Sehr starke Haken in kleinen Größen sind die Drennan "Wide Gape Specialist" und "Super Specialist". Gibts bis Größe 16, sind scharf, günstig und haben wie gesagt einen etwas dickeren Draht.


----------



## kaic (8. April 2013)

*AW: Welche haken für barben??*

Ich verwende auch recht kleine Haken. Immer dem Köder angepasst. Für 4 bis 5 Maden reicht ein 12 bis 14er Haken in der Regel aus. Probiere den Carbon Feeder von Drennan. Den kann ich dir wärmstens ans Herz legen.
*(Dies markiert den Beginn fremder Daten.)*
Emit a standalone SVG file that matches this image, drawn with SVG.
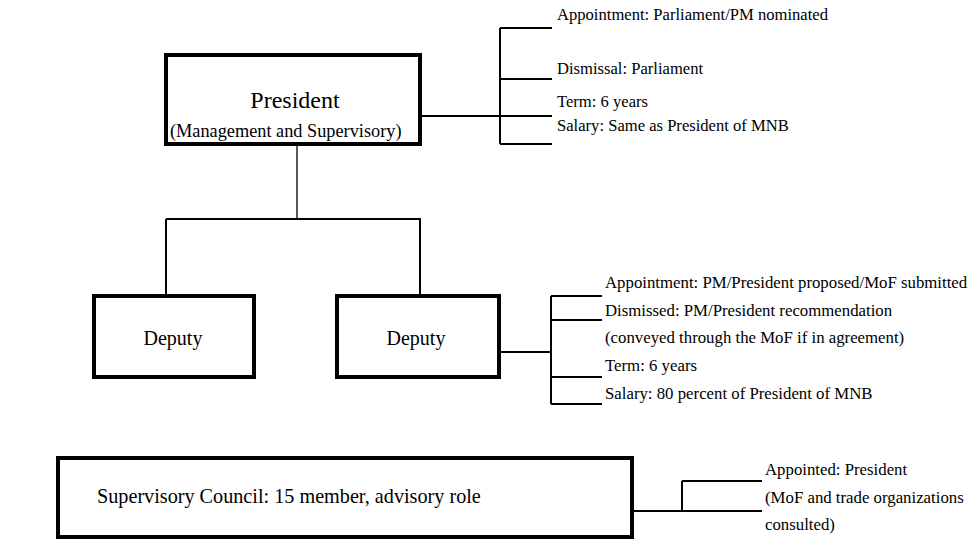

Grüße KAI


----------



## siloaffe (8. April 2013)

*AW: Welche haken für barben??*

Ich fische am Rhein auf barbe und nehme ausschließlich 4er und 6er Gamakatsu Octopuss Circelhooks


----------



## GandRalf (8. April 2013)

*AW: Welche haken für barben??*

Auf keinen Fall sollte man für Barben "_barbless_" Haken verwenden!

:vik:


----------



## Hümpfi (8. April 2013)

*AW: Welche haken für barben??*

Kann dir auch die Drennan Haken ans Herz legen. Ich selbst Fische diese ausschließlich auf Barben im FLuss wo Futterkörbe bis 200gr. nötig sind und hatte bisher noch nie Angst das der Haken versagen könnte. Die Drennan Haken gibt es übrigens auch in kleinen größen!

mfg


----------